As part of those efforts, on November 7, 2018, Unified filed an inter partes review (IPR) against a patent owned by Velos Media, LLC (Velos). An IPR challenges a patent by providing evidence to the U.S. Patent and Trademark Office (USPTO) that the same idea claimed in the patent was already public or obvious. If successful, the IPR will cancel the patent. The Velos patent challenged by Unified and its corresponding extended patent family is the third-largest family known to be owned by Velos—which is opaque about what it seeks and what it owns—and represents approximately 5.9% of Velos’s total known assets. Velos claims to have and seeks to license patents allegedly essential to the HEVC/H.265 standard, though they have never declared to any standards body their patents are essential. The patent, originally assigned to Qualcomm, was transferred to Velos Media in 2017. 

What is this SEP Video Codec Zone?

The HEVC licensing environment is conflicted, confused, and possibly unfair.  Unified has launched this Video Codec Zone to help companies address these challenges with independent data, tools, and services.  Unified’s patent challenge is the first of one part of a larger strategy to make video codec licensing more rational. Unified’s multi-pronged strategy combines analytics, publication, and challenges to create a holistic solution, and includes five key tools—OPAL, OVAL, and OPEN, validity challenges (such as the one against the Velos Media patent), and essentiality review.

Unified’s first tool, OPAL, provides the world’s only objective patent landscape for the patents purported to read on the HEVC standard and includes patent ownership data to help companies understand their potential licensing obligations. 

The second tool, OVAL, is an objective third-party damages model, where Unified worked with an experienced economist to help determine HEVC’s total value.  That work objectively demonstrates that HEVC should be significantly less than $0.20 per device—lower than rate that the least expensive licensing pool, MPEG-LA, is asking, and significantly less than those of the two major entities, HEVC Advance and Velos Media, are or are likely to be seeking. 

The third tool, OPEN, is a text-searchable database that helps companies identify prior art directly from the standard-setting process, including company submissions to MPEG and the ITU.  This type of prior art is often the most relevant prior art available for demonstrating that zealous patentees are over-patenting or over-claiming known or obvious technologies, but is difficult to identify and search—until now. 
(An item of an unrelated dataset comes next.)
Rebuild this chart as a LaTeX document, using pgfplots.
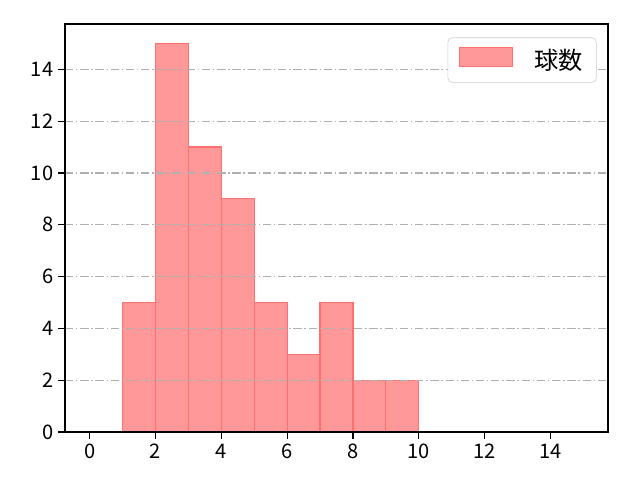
\documentclass[border=0pt]{standalone}
\usepackage{fontspec}
\setmainfont{Noto Sans CJK JP}
\usepackage{pgfplots}
\pgfplotsset{compat=1.18}
\definecolor{barfill}{HTML}{FF9999}
\definecolor{baredge}{HTML}{FF6F6F}
\definecolor{gridgray}{HTML}{B0B0B0}
\begin{document}
\begin{tikzpicture}
\path (-0.65in,-0.48in) rectangle (5.75in,4.32in);
\begin{axis}[
    scale only axis,
    width=5.43in, height=4.08in,
    xmin=-0.75, xmax=15.75,
    ymin=0, ymax=15.75,
    xtick={0,2,...,14},
    ytick={0,2,...,14},
    tick align=outside,
    major tick length=5pt,
    tick style={black, line width=0.9pt},
    axis line style={line width=1pt},
    xtick pos=bottom, ytick pos=left,
    ymajorgrids,
    major grid style={gridgray, line width=0.8pt, dash pattern=on 6pt off 2pt on 1pt off 2pt},
    axis on top,
    /pgf/number format/assume math mode=true,
    tick label style={font=\fontsize{14.5}{17}\selectfont},
    legend style={at={(0.979,0.967)}, anchor=north east, draw=gray!40, rounded corners=3pt,
        font=\fontsize{17.5}{20}\selectfont, inner xsep=8pt, inner ysep=6pt},
    legend cell align=left,
    legend image code/.code={\draw[#1, sharp corners] (0in,-0.065in) rectangle (0.53in,0.125in);},
]
\addplot[ybar interval, fill=barfill, draw=baredge, line width=0.8pt] coordinates {
    (1,5)(2,15)(3,11)(4,9)(5,5)(6,3)(7,5)(8,2)(9,2)(10,2)
};
\addlegendentry{\hspace{0.75em}球数}
\end{axis}
\end{tikzpicture}
\end{document}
The fourth tool involves challenges to the validity of patents claimed to be essential or relevant to the HEVC standard. After Unified’s qualified and experienced in-house legal team analyzes the patent landscape, they may identify patents that are claimed essential that appear invalid. In some cases, Unified will file publically available challenges—or use any other available means—to test the patentability of “bad patents” it believes, in the words of the Supreme Court, “slipped through.” 
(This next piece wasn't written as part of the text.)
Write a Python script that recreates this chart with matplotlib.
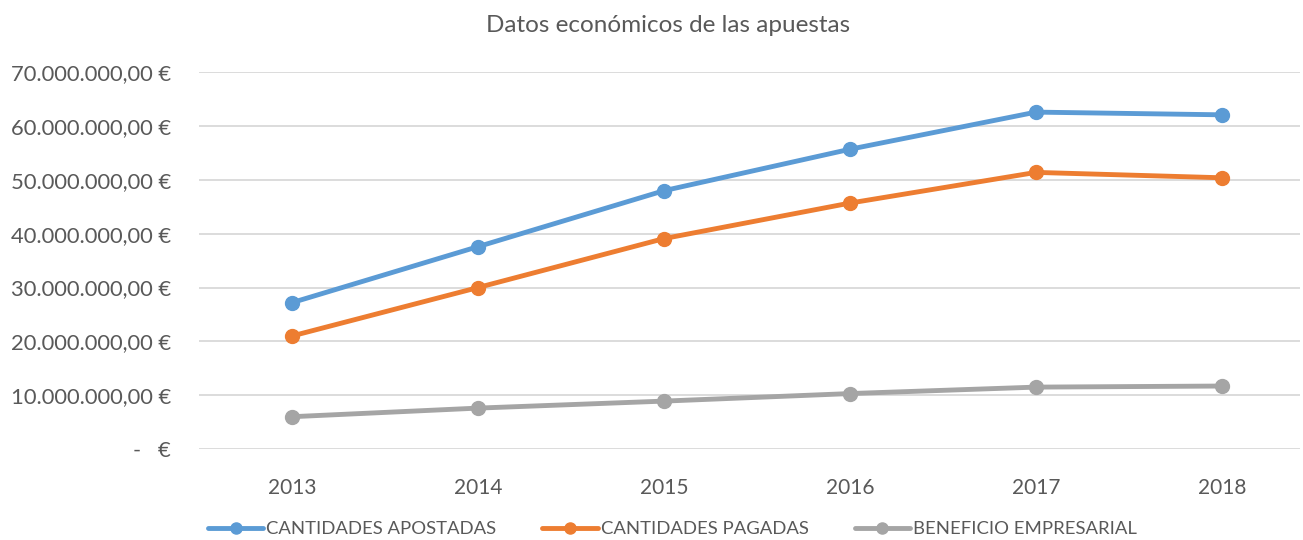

Finally, the fifth tool analyzes the essentiality of patents claimed to be essential to the HEVC standard. In past litigation involving standards, few raised patents are found to be both essential and valid, meaning that this approach will narrow the field of patents and claims that should legitimately be licensed and should thus speed implementation and clarity in the field.
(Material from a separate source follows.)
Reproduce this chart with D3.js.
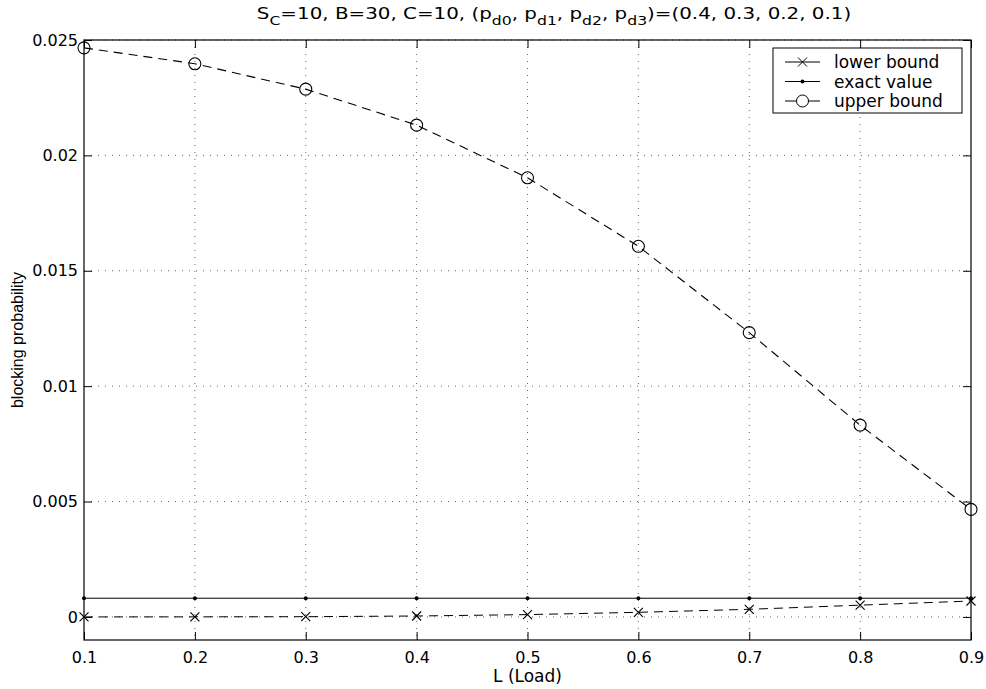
<html>
<head>
<script src="https://cdn.jsdelivr.net/npm/d3@7"></script>
<style>
body { margin: 0; background: white; }
text { fill: black; font-family: "DejaVu Sans", sans-serif; }
.grid line { stroke: #666; stroke-width: 1; stroke-dasharray: 1,6; }
</style>
</head>
<body>
<div id="container"></div>
<script>
// data
var loads = [0.1, 0.2, 0.3, 0.4, 0.5, 0.6, 0.7, 0.8, 0.9];
var lowerBound = [0.0, 0.000003, 0.00001, 0.00004, 0.0001, 0.0002, 0.00033, 0.00051, 0.00069];
var exactValue = [0.00081, 0.00081, 0.00081, 0.00081, 0.00081, 0.00081, 0.00081, 0.00081, 0.00081];
var upperBound = [0.02466, 0.02397, 0.02287, 0.02131, 0.01903, 0.01606, 0.01232, 0.00831, 0.00466];
var xTicks = [0.1, 0.2, 0.3, 0.4, 0.5, 0.6, 0.7, 0.8, 0.9];
var yTicks = [0, 0.005, 0.01, 0.015, 0.02, 0.025];
var seriesNames = ["lower bound", "exact value", "upper bound"];

var width = 986, height = 689;
var margin = {left: 84, right: 15, top: 40, bottom: 49};

var svg = d3.select("#container").append("svg")
    .attr("width", width)
    .attr("height", height);

var x = d3.scaleLinear().domain([0.1, 0.9]).range([margin.left, width - margin.right]);
var y = d3.scaleLinear().domain([-0.001, 0.025]).range([height - margin.bottom, margin.top]);

var x0 = x.range()[0], x1 = x.range()[1];
var y0 = y.range()[0], y1 = y.range()[1];

// grid
var grid = svg.append("g").attr("class", "grid");
grid.selectAll("line.vx")
    .data(xTicks.slice(1, -1))
    .enter().append("line")
    .attr("x1", function(d) { return x(d); })
    .attr("x2", function(d) { return x(d); })
    .attr("y1", y1).attr("y2", y0);
grid.selectAll("line.hy")
    .data(yTicks)
    .enter().append("line")
    .attr("x1", x0).attr("x2", x1)
    .attr("y1", function(d) { return y(d); })
    .attr("y2", function(d) { return y(d); });

// axes
var tickLen = 8;
svg.append("g")
    .attr("transform", "translate(0," + y0 + ")")
    .call(d3.axisBottom(x).tickValues(xTicks).tickSize(-tickLen).tickPadding(12)
        .tickFormat(d3.format("")))
    .call(function(g) {
        g.select(".domain").remove();
        g.selectAll("text").style("font-size", "16px").attr("font-family", null);
    });
svg.append("g")
    .attr("transform", "translate(0," + y1 + ")")
    .call(d3.axisTop(x).tickValues(xTicks).tickSize(-tickLen).tickFormat(""))
    .call(function(g) { g.select(".domain").remove(); });
svg.append("g")
    .attr("transform", "translate(" + x0 + ",0)")
    .call(d3.axisLeft(y).tickValues(yTicks).tickSize(-tickLen).tickPadding(6)
        .tickFormat(function(d) { return d === 0 ? "0" : String(+d.toFixed(3)); }))
    .call(function(g) {
        g.select(".domain").remove();
        g.selectAll("text").style("font-size", "16px").attr("font-family", null);
    });
svg.append("g")
    .attr("transform", "translate(" + x1 + ",0)")
    .call(d3.axisRight(y).tickValues(yTicks).tickSize(-tickLen).tickFormat(""))
    .call(function(g) { g.select(".domain").remove(); });

svg.append("rect")
    .attr("x", x0).attr("y", y1)
    .attr("width", x1 - x0).attr("height", y0 - y1)
    .attr("fill", "none").attr("stroke", "black").attr("stroke-width", 1.2);

// lines
var line = d3.line()
    .x(function(d, i) { return x(loads[i]); })
    .y(function(d) { return y(d); });

svg.append("path").datum(lowerBound)
    .attr("d", line).attr("fill", "none").attr("stroke", "black")
    .attr("stroke-width", 1).attr("stroke-dasharray", "9,6");
svg.append("path").datum(exactValue)
    .attr("d", line).attr("fill", "none").attr("stroke", "black")
    .attr("stroke-width", 1);
svg.append("path").datum(upperBound)
    .attr("d", line).attr("fill", "none").attr("stroke", "black")
    .attr("stroke-width", 1.1).attr("stroke-dasharray", "9,6");

function crossPath(cx, cy, r) {
    return "M" + (cx - r) + "," + (cy - r) + "L" + (cx + r) + "," + (cy + r) +
        "M" + (cx - r) + "," + (cy + r) + "L" + (cx + r) + "," + (cy - r);
}

svg.append("g").selectAll("path")
    .data(lowerBound).enter().append("path")
    .attr("d", function(d, i) { return crossPath(x(loads[i]), y(d), 4.5); })
    .attr("stroke", "black").attr("stroke-width", 1.1);
svg.append("g").selectAll("circle")
    .data(exactValue).enter().append("circle")
    .attr("cx", function(d, i) { return x(loads[i]); })
    .attr("cy", function(d) { return y(d); })
    .attr("r", 2).attr("fill", "black");
svg.append("g").selectAll("circle")
    .data(upperBound).enter().append("circle")
    .attr("cx", function(d, i) { return x(loads[i]); })
    .attr("cy", function(d) { return y(d); })
    .attr("r", 6).attr("fill", "none").attr("stroke", "black").attr("stroke-width", 1.1);

// legend
var lg = svg.append("g").attr("transform", "translate(773,48)");
lg.append("rect").attr("width", 189).attr("height", 65)
    .attr("fill", "white").attr("stroke", "black").attr("stroke-width", 1);
seriesNames.forEach(function(name, i) {
    var yy = 14 + i * 19.5;
    lg.append("line").attr("x1", 12).attr("x2", 47).attr("y1", yy).attr("y2", yy)
        .attr("stroke", "black");
    if (i == 0) {
        lg.append("path").attr("d", crossPath(29.5, yy, 4.5)).attr("stroke", "black");
    } else if (i == 1) {
        lg.append("circle").attr("cx", 29.5).attr("cy", yy).attr("r", 2).attr("fill", "black");
    } else {
        lg.append("circle").attr("cx", 29.5).attr("cy", yy).attr("r", 6)
            .attr("fill", "white").attr("stroke", "black");
    }
    lg.append("text").attr("x", 61).attr("y", yy + 6)
        .style("font-size", "17px").text(name);
});

// title (the original font is wide, so stretch it to the same width)
var titleG = svg.append("g");
var title = titleG.append("text")
    .attr("x", 0).attr("y", 0)
    .attr("text-anchor", "middle")
    .style("font-size", "16.5px");
var parts = [["S", ""], ["C", "sub"], ["=10, B=30, C=10, (p", ""], ["d0", "sub"], [", p", ""],
    ["d1", "sub"], [", p", ""], ["d2", "sub"], [", p", ""], ["d3", "sub"], [")=(0.4, 0.3, 0.2, 0.1)", ""]];
var prevSub = false;
parts.forEach(function(p) {
    var t = title.append("tspan").text(p[0]);
    if (p[1] == "sub") {
        t.style("font-size", "13px");
        if (!prevSub) { t.attr("dy", 6); prevSub = true; }
    } else if (prevSub) { t.attr("dy", -6); prevSub = false; }
});
var tw = title.node().getBBox().width;
titleG.attr("transform", "translate(554,19) scale(" + (595 / tw) + ",1)");

// axis labels
svg.append("text")
    .attr("x", (x0 + x1) / 2).attr("y", 682)
    .attr("text-anchor", "middle")
    .style("font-size", "17px")
    .text("L (Load)");
svg.append("text")
    .attr("transform", "translate(23," + ((y0 + y1) / 2) + ") rotate(-90)")
    .attr("text-anchor", "middle")
    .style("font-family", "'Liberation Sans Narrow', 'Liberation Sans', sans-serif")
    .style("font-size", "16px")
    .text("blocking probability");
</script>
</body>
</html>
What are you trying to accomplish with this Zone?

Clarity. Right now, mostly foreign patent holders, using three distinct patent pools or entities, are demanding ever-increasing licensing rates, causing an unworkable royalty stacking problem and generating pricing uncertainty for implementing HEVC. Although many U.S. devices now support HEVC and 4K, uncertainty about the cost of HEVC have hindered adoption of services and availability of 4K content and momentum to adopt or clarify the licensing picture has stalled.

Unified’s Video Codec Zone will provide companies targeted by HEVC IP owners with unique data and tools to negotiate fair, reasonable, and non-discriminatory (FRAND) licenses and protect the video codec technology area by deterring the assertion of invalid or non-essential patents against all of the thousands of companies that seek to implement the HEVC streaming video codec. Unified seeks to help facilitate an environment for predictable patent licensing costs that ensures licensed patents are actually essential and valid, and not just along for the ride or capitalizing on that uncertainty. This should help spur new innovative services, such as the adoption of 4K and other video technologies such as VR.

What caused this uncertainty?

As HEVC was adopted as the next video codec standard, patent licensing entities including MPEG-LA, HEVC Advance, and Velos Media have emerged, each asking for separate, progressively higher (and in some cases secret) fees from companies to license their subset of patents they claim are essential to the HEVC standard in the U.S. and elsewhere. This has led to a major royalty stacking problem, no clear price for a fully licensed implementation of HEVC, and the overinclusion of invalid or unessential patents. Uncertainty around the high cost of using HEVC has stalled adoption of 4K services in the US.  Most of the patent owners in these licensing entities are foreign-based and are seeking to maximize licensing revenue flowing from US companies, at a cost to consumers and their viewing experience.

What is Unified Patents?

Unified Patents is a defensive patent consortium made up of 220+ of all kinds of companies interested in the health of the U.S. innovation ecosystem. Startups and small companies join for free, while larger ones pay yearly subscriptions. Unified has launched the new SEP Video Codec Zone with more than 100 companies, with many more expected to join soon.  We look forward to providing this first-of-its-kind service to the public and the industry in the hopes that it can clarify the licensing picture, help US companies and consumers, and make things fairer and more equitable for all.